I was fascinated by the similarities of this author's childhood to mine and the differences. I don't remember the days when radio was King. Television was always in my life. His stories of life without a car, central heating, or electric appliances sound more like life in the 1920's and 1930's than the 1950's I remember. Perhaps it's simply that Canada was slower to recover from the economic hardships of WWII than the U.S. Or perhaps his father (a recent arrival from Croatia) and his mother (from a large farm family) didn't consider those things important or obtainable.
He was that rarest of all creatures for the time - an Only Child. Singletons were both pitied and envied by those of us who grew up in typically large Baby Boomer families. But males form into "gangs" as naturally as water forms into puddles. His stories of the unremitting, mindless warfare with boys from nearby neighborhoods will resonate with anyone who's ever been a boy or known one. Give a little girl a stick and she draws with it or stirs imaginary soup or cradles it like a baby. Give a little boy a stick and he aims and shoots. Human nature.

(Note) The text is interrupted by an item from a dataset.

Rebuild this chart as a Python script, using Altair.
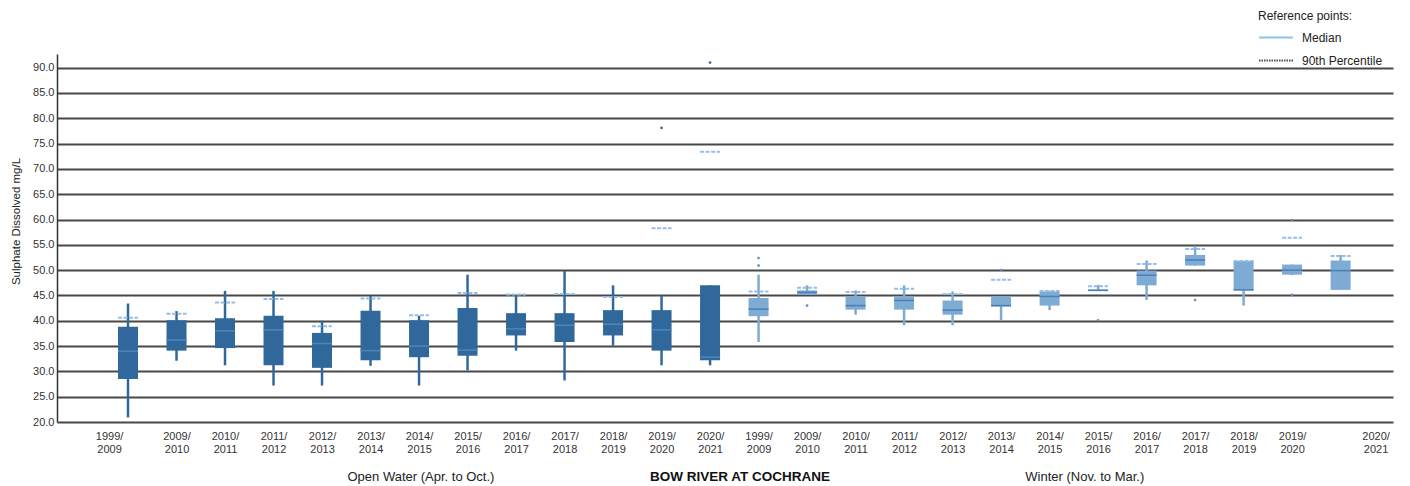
import altair as alt
import pandas as pd

# ---------------- data ----------------
year_labels = ["1999/2009", "2009/2010", "2010/2011", "2011/2012", "2012/2013",
               "2013/2014", "2014/2015", "2015/2016", "2016/2017", "2017/2018",
               "2018/2019", "2019/2020", "2020/2021"]
season_names = ["Open Water", "Winter"]
season_titles = ["Open Water (Apr. to Oct.)", "Winter (Nov. to Mar.)"]
station = "BOW RIVER AT COCHRANE"

# Open water (Apr. to Oct.)
ow_min = [20.9, 32.1, 31.2, 27.2, 27.2, 31.1, 27.2, 30.2, 34.1, 28.2, 35.1, 31.2, 31.2]
ow_q1 = [28.5, 34.1, 34.6, 31.2, 30.7, 32.2, 32.8, 33.1, 37.1, 35.8, 37.1, 34.1, 32.2]
ow_med = [34.0, 36.2, 38.0, 38.2, 35.5, 34.1, 35.0, 34.2, 38.4, 39.1, 39.3, 38.2, 32.8]
ow_q3 = [38.8, 40.1, 40.5, 41.0, 37.6, 42.0, 40.1, 42.5, 41.5, 41.5, 42.1, 42.1, 47.0]
ow_max = [43.4, 41.9, 45.9, 45.9, 40.0, 44.9, 41.0, 49.1, 45.0, 49.9, 47.0, 45.0, 47.0]
ow_p90 = [40.6, 41.4, 43.6, 44.3, 38.9, 44.4, 41.1, 45.5, 45.2, 45.3, 44.7, 58.3, 73.4]

# Winter (Nov. to Mar.)
wi_min = [35.8, 45.1, 41.2, 39.1, 39.1, 40.1, 42.1, 46.0, 44.1, 50.9, 43.0, 49.0, 46.1]
wi_q1 = [40.9, 45.1, 42.2, 42.2, 41.2, 42.8, 43.0, 46.0, 47.0, 50.9, 46.0, 49.1, 46.1]
wi_med = [42.3, 45.6, 43.0, 44.0, 42.1, 43.0, 44.8, 46.0, 49.0, 52.0, 46.1, 50.0, 49.9]
wi_q3 = [44.5, 46.0, 44.8, 44.8, 44.0, 44.8, 45.8, 46.2, 49.9, 53.0, 51.8, 51.1, 51.9]
wi_max = [49.1, 47.0, 46.0, 47.0, 45.8, 44.8, 45.8, 47.1, 51.9, 54.8, 51.8, 51.1, 53.0]
wi_p90 = [45.8, 46.5, 45.7, 46.3, 45.3, 48.1, 45.9, 46.8, 51.2, 54.2, 51.8, 56.4, 52.8]

# Outliers
out_season = ["Open Water", "Open Water", "Winter", "Winter", "Winter", "Winter",
              "Winter", "Winter", "Winter", "Winter"]
out_year = ["2019/2020", "2020/2021", "1999/2009", "1999/2009", "2009/2010",
            "2013/2014", "2015/2016", "2017/2018", "2019/2020", "2019/2020"]
out_value = [78.1, 91.0, 50.9, 52.4, 43.0, 50.0, 40.1, 44.1, 45.1, 59.9]

ref_names = ["Median", "90th Percentile"]
y_ticks = [20, 25, 30, 35, 40, 45, 50, 55, 60, 65, 70, 75, 80, 85, 90]

# ---------------- tables ----------------
n = len(year_labels)
box = pd.DataFrame({
    "idx": list(range(2 * n)),
    "season": [season_names[0]] * n + [season_names[1]] * n,
    "year": year_labels + year_labels,
    "lo": ow_min + wi_min,
    "q1": ow_q1 + wi_q1,
    "med": ow_med + wi_med,
    "q3": ow_q3 + wi_q3,
    "hi": ow_max + wi_max,
    "p90": ow_p90 + wi_p90,
})
out = pd.DataFrame({
    "idx": [season_names.index(s) * n + year_labels.index(y) for s, y in zip(out_season, out_year)],
    "season": out_season,
    "value": out_value,
})
legend_df = pd.DataFrame({"ref": ref_names})

# ---------------- styling ----------------
FONT = "Liberation Sans"
DARK = "#31689b"
LIGHT = "#7eabd4"
is_ow = alt.datum.season == "Open Water"

all_labels = year_labels + year_labels
top_js = "[" + ",".join('"' + s.split("/")[0] + '/"' for s in all_labels) + "]"
bot_js = "[" + ",".join('"' + s.split("/")[1] + '"' for s in all_labels) + "]"
label_pos = [float(i) for i in range(2 * n)]
label_pos[0] = -0.39
label_pos[-1] = 2 * n - 1 + 0.72
i_expr = f"clamp(round(datum.value),0,{2*n-1})"

# both season captions share the bottom axis title line (non-breaking gap between them)
group_caption = season_titles[0] + "\u00a0" * 147 + season_titles[1]

xscale = alt.Scale(domain=[-1.464, 26.08], nice=False, zero=False)
yscale = alt.Scale(domain=[20, 92.7], nice=False, zero=False)

xaxis = alt.Axis(
    orient="bottom",
    values=label_pos,
    labelExpr=f"[{top_js}[{i_expr}], {bot_js}[{i_expr}]]",
    ticks=False, domain=False, grid=False,
    labelFont=FONT, labelFontSize=11, labelColor="#333333",
    labelBaseline="top", labelLineHeight=13, labelPadding=8,
    labelOverlap=False, labelFlush=False,
    title=group_caption, titleFont=FONT, titleFontSize=13,
    titleFontWeight="normal", titleColor="#222222", titleLimit=1300,
    titleX=290, titleY=54, titleAlign="left", titleBaseline="middle",
)
yaxis = alt.Axis(
    orient="left",
    values=y_ticks, format=".1f", ticks=False,
    domain=True, domainColor="#333333", domainWidth=1.5,
    grid=True, gridColor="#484848", gridWidth=2,
    labelFont=FONT, labelFontSize=11, labelColor="#333333", labelPadding=3,
    title="Sulphate Dissolved mg/L", titleFont=FONT, titleFontSize=11.5,
    titleFontWeight="normal", titleColor="#222222",
    titleX=-36, titleY=167, titleAngle=270, titleAlign="center", titleBaseline="bottom",
)

X = alt.X("idx:Q", scale=xscale, axis=xaxis)
def Y(field):
    return alt.Y(field, type="quantitative", scale=yscale, axis=yaxis)

season_color = alt.condition(is_ow, alt.value(DARK), alt.value(LIGHT))
HLINE = "M-1,0L1,0"

whiskers = alt.Chart(box).mark_rule(strokeWidth=2.5).encode(
    x=X, y=Y("lo"), y2="hi:Q", color=season_color,
)

boxes = alt.Chart(box).mark_rule(strokeWidth=20, strokeCap="butt").encode(
    x=X, y=Y("q1"), y2="q3:Q", color=season_color,
)

medians = alt.Chart(box).mark_point(shape=HLINE, size=400, filled=False, opacity=1, strokeWidth=1.5).encode(
    x=X, y=Y("med"),
    color=alt.condition(is_ow, alt.value("#4f86ba"), alt.value("#4a7fb5")),
)

p90 = alt.Chart(box).mark_point(shape=HLINE, size=400, filled=False, opacity=1,
                                strokeWidth=2, strokeDash=[4, 1.5]).encode(
    x=X, y=Y("p90"), color=alt.value("#95bfe6"),
)

outliers = alt.Chart(out).mark_circle(size=7, opacity=1).encode(
    x=X, y=Y("value"),
    color=alt.condition(is_ow, alt.value(DARK), alt.value("#5d8fc4")),
)

leg = alt.Legend(
    orient="none", legendX=1201, legendY=-43, padding=0,
    title="Reference points:", titleFont=FONT, titleFontSize=12,
    titleFontWeight="normal", titleColor="#222222", titlePadding=5,
    labelFont=FONT, labelFontSize=12, labelColor="#222222",
    symbolType="M-1,0L3,0", symbolSize=289, symbolStrokeWidth=2,
    labelOffset=25, rowPadding=7,
)
legend_layer = alt.Chart(legend_df).mark_rule(strokeWidth=2).encode(
    x=alt.value(0), x2=alt.value(0), y=alt.value(0), y2=alt.value(0),
    color=alt.Color("ref:N", scale=alt.Scale(domain=ref_names, range=["#8ec3ea", "#4a4a4a"]), legend=leg),
    strokeDash=alt.StrokeDash("ref:N", scale=alt.Scale(domain=ref_names, range=[[1, 0], [1.5, 1]]), legend=leg),
)

chart = alt.layer(whiskers, boxes, medians, p90, outliers, legend_layer).properties(
    width=1336, height=368,
    autosize=alt.AutoSizeParams(type="none"),
    padding={"left": 49, "top": 46, "right": 9, "bottom": 64},
    title=alt.Title(station, orient="bottom", anchor="middle",
                    font=FONT, fontSize=13.5, fontWeight="bold", color="#111111",
                    dx=15, dy=-13, offset=0),
).configure_view(strokeWidth=0)

chart.save("out.html", embed_options={"renderer": "svg", "actions": False})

I wish he had fleshed out the parts about his parents and their relationship. He hints that there was violence, but leaves the reader uncertain as to what really happened. Was his father's happy-go-lucky persona only for the outside world? Did his mother suffer from depression that kept her from enjoying life and her son and husband? It's never made clear and I wonder why. His parents must be long-since dead and he has no siblings to offend.
There's repetition and some parts read as though they were written separately (for a local magazine?) and then stuck in the book. I think it would benefit from being more severely edited. It's still a fine read for those of us who love to peek into the lives of others. I don't agree with the author's view that everything was better when we were young. Things have changed - some for better and some for worse. But little boys never change and this book is a sweet, funny look at the childhood of a man who went on to forge a successful, adventurous adult life for himself. And the story of his father's disastrous attempt to master the automobile is one of the funniest things I've ever read. I wouldn't have missed that one for the world.
The flow of the plot is as authentic right as it was back in the 40's in Canada.
It's only when you feel it in your heart, you know you're holding a good one in your hands.
Reminisce of old and familiar whereabouts flood me due to the magnificent descriptive way of the author. I felt a real member of the community, hearing the stories first hand from the peddler in the market.
This one is a real gem, shining to me from top of the list of all other purchases I made here on Amazon.